Belle et Sebastian est le titre d’un roman et d’une serie de films de Madame Cecile Aubry: les artistes remercient Madame Cecile Aubry de les avoir autorises a emprunter ce nom.
THIS record features music written for the Todd Solondz movie ‘Storytellling’. As some of the group admired Mr Solondz’s work in the past, when he expressed the desire for us to write some music for his new film we immediately made our way to New York City armed with high hopes, dreams of artistic endeavour and a copy of the ‘Pat Garrett & Billy the Kid’ soundtrack.

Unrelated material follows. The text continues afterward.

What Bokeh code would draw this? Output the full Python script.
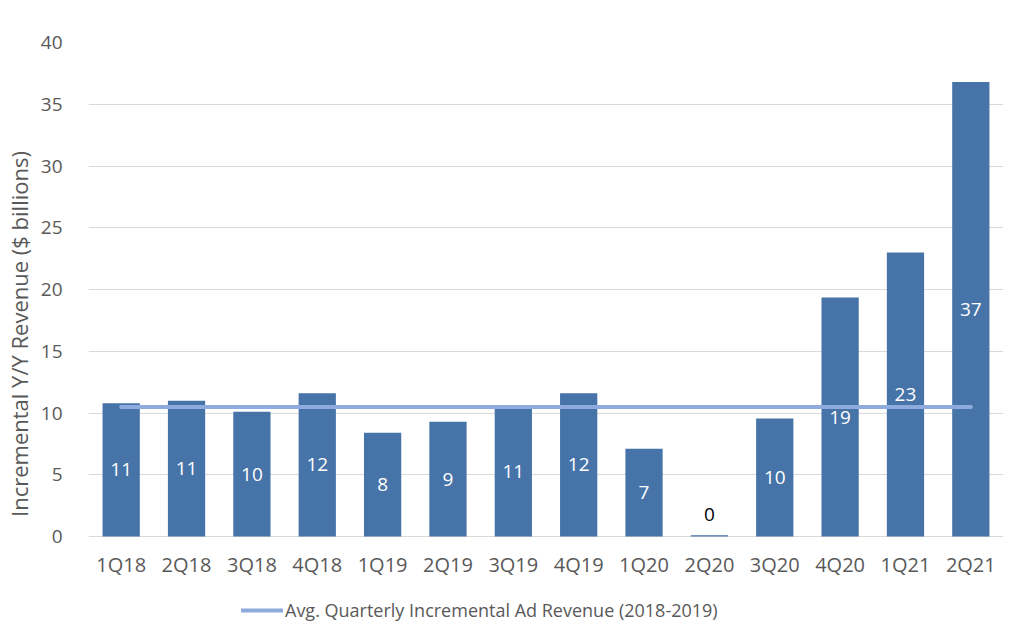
from bokeh.plotting import figure
from bokeh.models import ColumnDataSource, FactorRange, Range1d, Legend, LegendItem, FixedTicker
from bokeh.embed import file_html
from bokeh.resources import INLINE
from bokeh.core.properties import value

quarters = ["1Q18", "2Q18", "3Q18", "4Q18", "1Q19", "2Q19", "3Q19", "4Q19",
            "1Q20", "2Q20", "3Q20", "4Q20", "1Q21", "2Q21"]
revenue = [10.8, 11.0, 10.1, 11.6, 8.4, 9.3, 10.5, 11.6, 7.1, 0.1, 9.55, 19.35, 23.0, 36.8]
labels = ["11", "11", "10", "12", "8", "9", "11", "12", "7", "0", "10", "19", "23", "37"]
y_ticks = [0, 5, 10, 15, 20, 25, 30, 35, 40]
avg_2018_2019 = 10.5
legend_label = "Avg. Quarterly Incremental Ad Revenue (2018-2019)"

FONT = "Open Sans"
GREY = "#595959"

label_y = [v / 2 if v > 1 else v + 1.7 for v in revenue]
label_color = ["white" if v > 1 else "black" for v in revenue]

src = ColumnDataSource(dict(q=quarters, v=revenue, ly=label_y, lt=labels, lc=label_color))

# the frame extends below zero to leave room for the category labels and legend
p = figure(x_range=FactorRange(*quarters, range_padding=0.0), y_range=Range1d(-7.2, 40),
           width=1007, height=625, output_backend="svg", toolbar_location=None,
           min_border_left=84, min_border_right=8, min_border_top=42, min_border_bottom=0)
p.frame_width = 915
p.frame_height = 583
p.outline_line_color = None
p.background_fill_color = "white"

p.vbar(x="q", top="v", width=0.57, source=src, fill_color="#4673A8", line_color=None)
p.text(x="q", y="ly", text="lt", text_color="lc", source=src, text_align="center",
       text_baseline="middle", text_font=value(FONT), text_font_size="19px")

ln = p.line(x=[quarters[0], quarters[-1]], y=[avg_2018_2019, avg_2018_2019],
            line_color="#8FAADC", line_width=4, line_cap="round")

p.xgrid.grid_line_color = None
p.yaxis.ticker = FixedTicker(ticks=y_ticks)
p.ygrid.grid_line_color = "#D9D9D9"
p.ygrid.grid_line_width = 1

for ax in (p.xaxis, p.yaxis):
    ax.axis_line_color = None
    ax.major_tick_line_color = None
    ax.minor_tick_line_color = None
    ax.major_label_text_font = FONT
    ax.major_label_text_color = GREY

p.xaxis.fixed_location = 0
p.xaxis.major_label_standoff = 8
p.xaxis.major_label_text_font_size = "20px"
p.yaxis.major_label_text_font_size = "19px"
p.yaxis.major_label_standoff = 20
p.yaxis.axis_label = "Incremental Y/Y Revenue ($ billions)"
p.yaxis.axis_label_text_font = FONT
p.yaxis.axis_label_text_font_size = "22px"
p.yaxis.axis_label_text_font_style = "normal"
p.yaxis.axis_label_text_color = GREY
p.yaxis.axis_label_standoff = 4

legend = Legend(items=[LegendItem(label=legend_label, renderers=[ln])],
                location=(153, 3), orientation="horizontal",
                label_text_font=FONT, label_text_font_size="18px", label_text_color=GREY,
                glyph_width=42, label_standoff=2, padding=0, margin=0,
                border_line_color=None, background_fill_alpha=0)
p.add_layout(legend)

open("out.html", "w").write(file_html(p, INLINE))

However, once esconced in the process of film scoring not only our fate but our true nature seemed to emerge. Soon we were behaving like veteran hacks composing seventies style sit com jingles on demand and churning out songs with lyrics referring to the action of the plot, a bit like the Colonel’s staff songwriters in the Sixties who hacked out all those appalling Elvis Presley soundtracks (althought to be fair everyone of those contained a classis e.g. ‘Rock A Hula Baby’ on ‘Blue Hawaii’ but this is hardly the place for a critique of the King).
So there we were, yoked up to the TV monitor with them big American Movie people cracking the whip. But to be honest this was no bad thing and working within the framework of a collaborative endeavour is incredibly satisfying even if the pleasure is sometimes garnished with the occassional disappointment e.g. the movie consisted of two halves and originally we were commissed to write the second half of the movie, then at some point were were asked to do the whole thing (whoopee) but then later on still we found ourselves back to just the second half. Oh well, too many tunes and not enough celluloid time. Fair enough in my opinion; the Director has got to get his vision down after all. Anyway, as a result, not eveyrthing got used.

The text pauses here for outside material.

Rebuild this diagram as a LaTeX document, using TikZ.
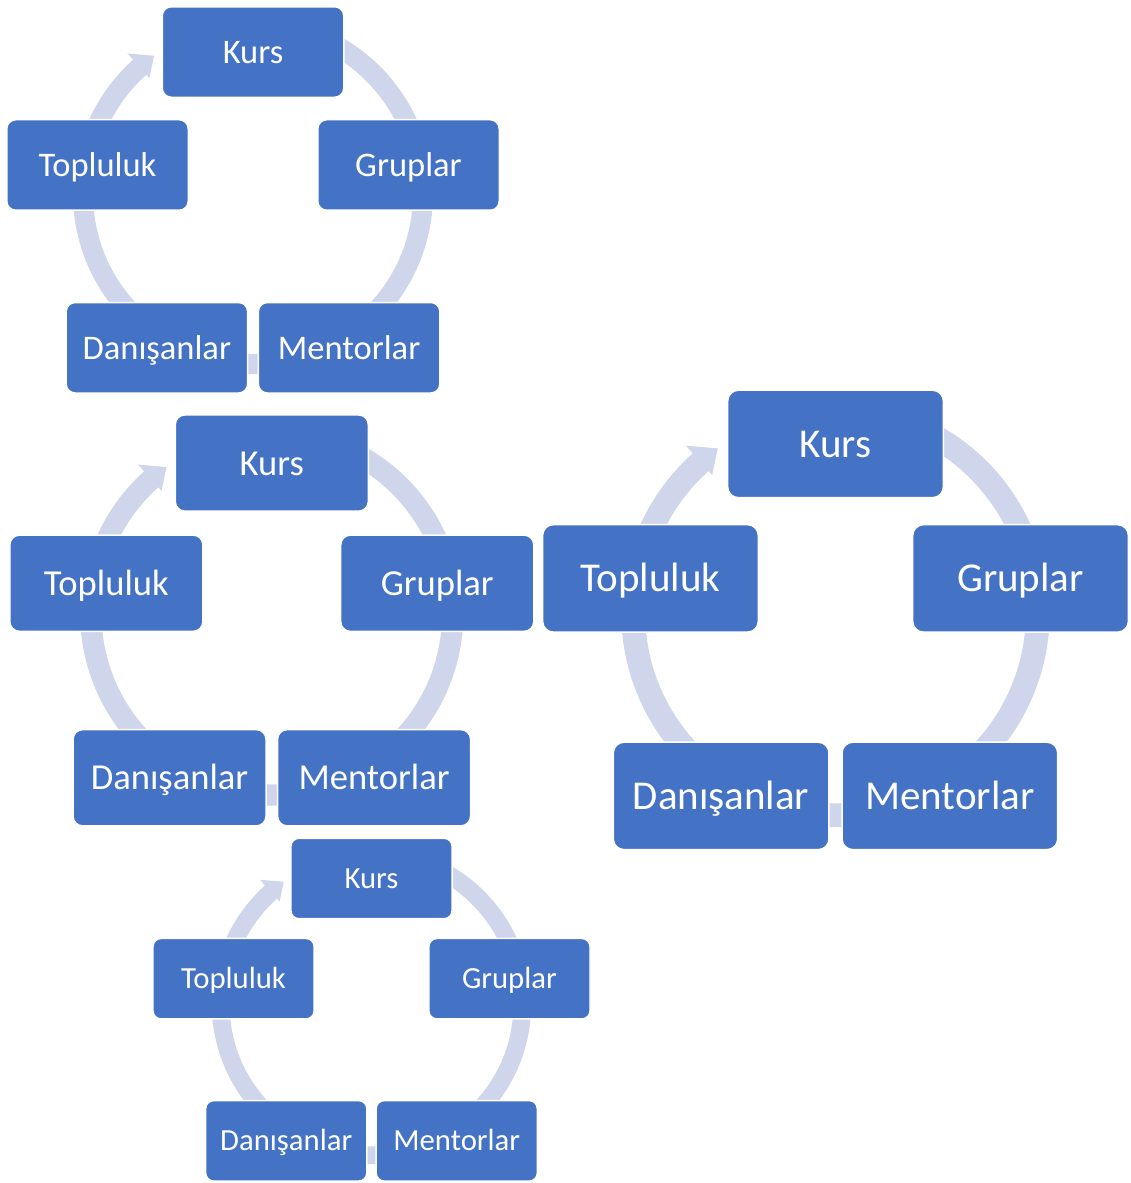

‘Fiction’ and its variations including ‘Freak’ were written for the first half of the movie and are included in extended form for your listening pleasure. We had three goes at writing a song for the finishing credits, each on focusing on a different character in the film. These were ‘Wandering Alone’, which refers to aspects of Consuelo’s imagined family history, ‘Big John Shaft’, which was written as an ode to Todd himself (guess which one he picked?).
‘Black and White Unite’ is not so much representative of the movie but more that bittersweet, slightly decaying summer feeling in the air when we were putting this record together (the tune however is based on the leftover theme from the film). ‘I Don’t Want To Play Football’ comes from the second half although the scene was deleted in the final cut. All the other tunes are featured in some form and are adapted here for the LP format.
And that’s that. The film has been released, the reviews have been writtenn, and Todd has moved on to pastures new. This record contains parts and fragments of the story he came to tell but if there is a story on this record, it should be regarded primarily as our own. I suppose it’s time for the group to be moving on also, although in leaving I have to be honest in say that in my view ‘Storytelling’ is a great film and that this is a cracking record, maybe the best one we’ve made in a while but look… it’s just my opinion and… what do I know?
Stevie, FEB 2002
IN February 2001, we flew to New York to record some music for the Todd Solondz film ‘Storytellling’. We had already recorded some ideas in Glasgow before we went across. Todd kept saying, ‘I love it all, but it’s not right for the movie’. We just didn’t know what was right for the movie.
Figuring out what is right can be a long, but enjoyable, process. Todd told us that the music he wanted to link some scenes should be the audio representation of a housewife stroking here favourite soap flakes box.
What ended up being right for the movie amounted to 6 minutes of music. What wasn’t right we developed, and alll of it is on this LP.